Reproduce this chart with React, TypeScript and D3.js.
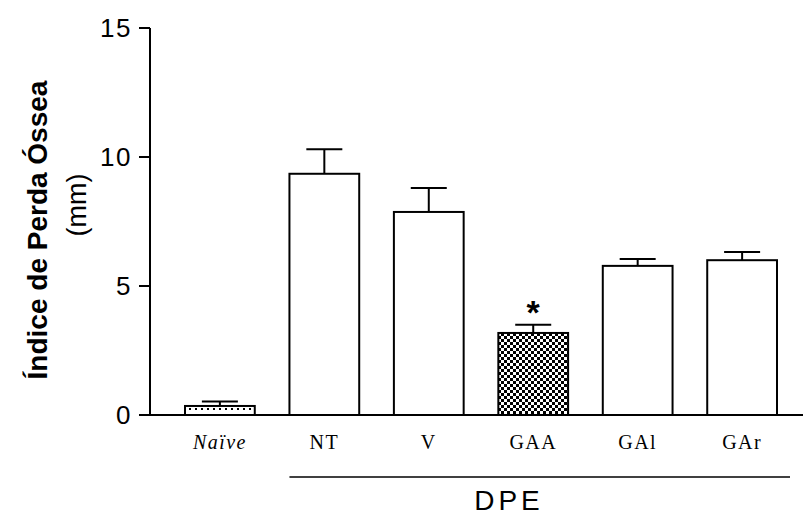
import React from 'react';
import { scaleBand, scaleLinear } from 'd3';

const categories = ['Naïve', 'NT', 'V', 'GAA', 'GA1', 'GAr'];
const labels = ['Naïve', 'NT', 'V', 'GAA', 'GAl', 'GAr'];
const means = [0.35, 9.35, 7.87, 3.18, 5.78, 6.0];
const errors = [0.17, 0.95, 0.93, 0.32, 0.27, 0.32];
const fills = ['url(#dots)', '#fff', '#fff', 'url(#checker)', '#fff', '#fff'];
const yTicks = [0, 5, 10, 15];
const groupLabel = 'DPE';
const significant = ['GAA'];

function App() {
  const width = 803;
  const height = 515;

  const x = scaleBand<string>()
    .domain(categories)
    .range([185, 777])
    .paddingInner(0.332)
    .paddingOuter(0);

  const y = scaleLinear().domain([0, 15]).range([415, 28]);

  const bw = x.bandwidth();
  const axisX = 150;
  const dpeStart = x('NT')!;
  const sans = 'Liberation Sans, Arial, sans-serif';

  return (
    <svg width={width} height={height} style={{ position: 'absolute', left: 0, top: 0 }}>
      <defs>
        <pattern id="checker" width={6} height={6} patternUnits="userSpaceOnUse">
          <rect width={6} height={6} fill="#fff" />
          <rect width={3} height={3} fill="#000" />
          <rect x={3} y={3} width={3} height={3} fill="#000" />
        </pattern>
        <pattern id="dots" width={6} height={20} patternUnits="userSpaceOnUse" x={187} y={408}>
          <rect width={6} height={20} fill="#fff" />
          <rect x={2} y={0} width={2} height={2} fill="#000" />
        </pattern>
      </defs>

      {/* y axis */}
      <line x1={axisX} x2={axisX} y1={y(15)} y2={y(0)} stroke="#000" strokeWidth={2} />
      {yTicks.map((t) => (
        <g key={t}>
          <line x1={axisX - 11} x2={axisX} y1={y(t)} y2={y(t)} stroke="#000" strokeWidth={2} />
          <text
            x={axisX - 18}
            y={y(t)}
            dy="0.36em"
            textAnchor="end"
            fontFamily={sans}
            fontSize={26}
            letterSpacing={1.5}
          >
            {t}
          </text>
        </g>
      ))}

      {/* y title */}
      <text
        transform="translate(47,230) rotate(-90)"
        textAnchor="middle"
        fontFamily={sans}
        fontWeight="bold"
        fontSize={28}
      >
        Índice de Perda Óssea
      </text>
      <text
        transform="translate(86,205) rotate(-90)"
        textAnchor="middle"
        fontFamily={sans}
        fontSize={27}
      >
        (mm)
      </text>

      {/* bars */}
      {categories.map((c, i) => {
        const x0 = x(c)!;
        const cx = x0 + bw / 2;
        return (
          <g key={c}>
            <line x1={cx} x2={cx} y1={y(means[i])} y2={y(means[i] + errors[i])} stroke="#000" strokeWidth={2} />
            <line x1={cx - 18} x2={cx + 18} y1={y(means[i] + errors[i])} y2={y(means[i] + errors[i])} stroke="#000" strokeWidth={2} />
            <rect
              x={x0}
              y={y(means[i])}
              width={bw}
              height={y(0) - y(means[i])}
              fill={fills[i]}
              stroke="#000"
              strokeWidth={2}
            />
            {significant.includes(c) && (
              <text
                x={cx}
                y={y(means[i] + errors[i]) - 1}
                textAnchor="middle"
                fontFamily={sans}
                fontWeight="bold"
                fontSize={34}
              >
                *
              </text>
            )}
            <text
              x={cx}
              y={449}
              textAnchor="middle"
              fontFamily="Liberation Serif, Times New Roman, serif"
              fontStyle={i === 0 ? 'italic' : 'normal'}
              fontSize={20}
              letterSpacing={1.4}
            >
              {labels[i]}
            </text>
          </g>
        );
      })}

      {/* x axis */}
      <line x1={axisX - 1} x2={width} y1={y(0)} y2={y(0)} stroke="#000" strokeWidth={2} />

      {/* group bracket */}
      <line x1={dpeStart} x2={790} y1={477} y2={477} stroke="#000" strokeWidth={1.5} />
      <text
        x={509}
        y={510}
        textAnchor="middle"
        fontFamily={sans}
        fontSize={28}
        letterSpacing={4}
      >
        {groupLabel}
      </text>
    </svg>
  );
}

export default App;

################

■ **OBJECTIVE**:
Restate the whole listing above exactly, except for its images.

■ **REPLY**:
Reproduce this chart with React, TypeScript and D3.js.
import React from 'react';
import { scaleBand, scaleLinear } from 'd3';

const categories = ['Naïve', 'NT', 'V', 'GAA', 'GA1', 'GAr'];
const labels = ['Naïve', 'NT', 'V', 'GAA', 'GAl', 'GAr'];
const means = [0.35, 9.35, 7.87, 3.18, 5.78, 6.0];
const errors = [0.17, 0.95, 0.93, 0.32, 0.27, 0.32];
const fills = ['url(#dots)', '#fff', '#fff', 'url(#checker)', '#fff', '#fff'];
const yTicks = [0, 5, 10, 15];
const groupLabel = 'DPE';
const significant = ['GAA'];

function App() {
  const width = 803;
  const height = 515;

  const x = scaleBand<string>()
    .domain(categories)
    .range([185, 777])
    .paddingInner(0.332)
    .paddingOuter(0);

  const y = scaleLinear().domain([0, 15]).range([415, 28]);

  const bw = x.bandwidth();
  const axisX = 150;
  const dpeStart = x('NT')!;
  const sans = 'Liberation Sans, Arial, sans-serif';

  return (
    <svg width={width} height={height} style={{ position: 'absolute', left: 0, top: 0 }}>
      <defs>
        <pattern id="checker" width={6} height={6} patternUnits="userSpaceOnUse">
          <rect width={6} height={6} fill="#fff" />
          <rect width={3} height={3} fill="#000" />
          <rect x={3} y={3} width={3} height={3} fill="#000" />
        </pattern>
        <pattern id="dots" width={6} height={20} patternUnits="userSpaceOnUse" x={187} y={408}>
          <rect width={6} height={20} fill="#fff" />
          <rect x={2} y={0} width={2} height={2} fill="#000" />
        </pattern>
      </defs>

      {/* y axis */}
      <line x1={axisX} x2={axisX} y1={y(15)} y2={y(0)} stroke="#000" strokeWidth={2} />
      {yTicks.map((t) => (
        <g key={t}>
          <line x1={axisX - 11} x2={axisX} y1={y(t)} y2={y(t)} stroke="#000" strokeWidth={2} />
          <text
            x={axisX - 18}
            y={y(t)}
            dy="0.36em"
            textAnchor="end"
            fontFamily={sans}
            fontSize={26}
            letterSpacing={1.5}
          >
            {t}
          </text>
        </g>
      ))}

      {/* y title */}
      <text
        transform="translate(47,230) rotate(-90)"
        textAnchor="middle"
        fontFamily={sans}
        fontWeight="bold"
        fontSize={28}
      >
        Índice de Perda Óssea
      </text>
      <text
        transform="translate(86,205) rotate(-90)"
        textAnchor="middle"
        fontFamily={sans}
        fontSize={27}
      >
        (mm)
      </text>

      {/* bars */}
      {categories.map((c, i) => {
        const x0 = x(c)!;
        const cx = x0 + bw / 2;
        return (
          <g key={c}>
            <line x1={cx} x2={cx} y1={y(means[i])} y2={y(means[i] + errors[i])} stroke="#000" strokeWidth={2} />
            <line x1={cx - 18} x2={cx + 18} y1={y(means[i] + errors[i])} y2={y(means[i] + errors[i])} stroke="#000" strokeWidth={2} />
            <rect
              x={x0}
              y={y(means[i])}
              width={bw}
              height={y(0) - y(means[i])}
              fill={fills[i]}
              stroke="#000"
              strokeWidth={2}
            />
            {significant.includes(c) && (
              <text
                x={cx}
                y={y(means[i] + errors[i]) - 1}
                textAnchor="middle"
                fontFamily={sans}
                fontWeight="bold"
                fontSize={34}
              >
                *
              </text>
            )}
            <text
              x={cx}
              y={449}
              textAnchor="middle"
              fontFamily="Liberation Serif, Times New Roman, serif"
              fontStyle={i === 0 ? 'italic' : 'normal'}
              fontSize={20}
              letterSpacing={1.4}
            >
              {labels[i]}
            </text>
          </g>
        );
      })}

      {/* x axis */}
      <line x1={axisX - 1} x2={width} y1={y(0)} y2={y(0)} stroke="#000" strokeWidth={2} />

      {/* group bracket */}
      <line x1={dpeStart} x2={790} y1={477} y2={477} stroke="#000" strokeWidth={1.5} />
      <text
        x={509}
        y={510}
        textAnchor="middle"
        fontFamily={sans}
        fontSize={28}
        letterSpacing={4}
      >
        {groupLabel}
      </text>
    </svg>
  );
}

export default App;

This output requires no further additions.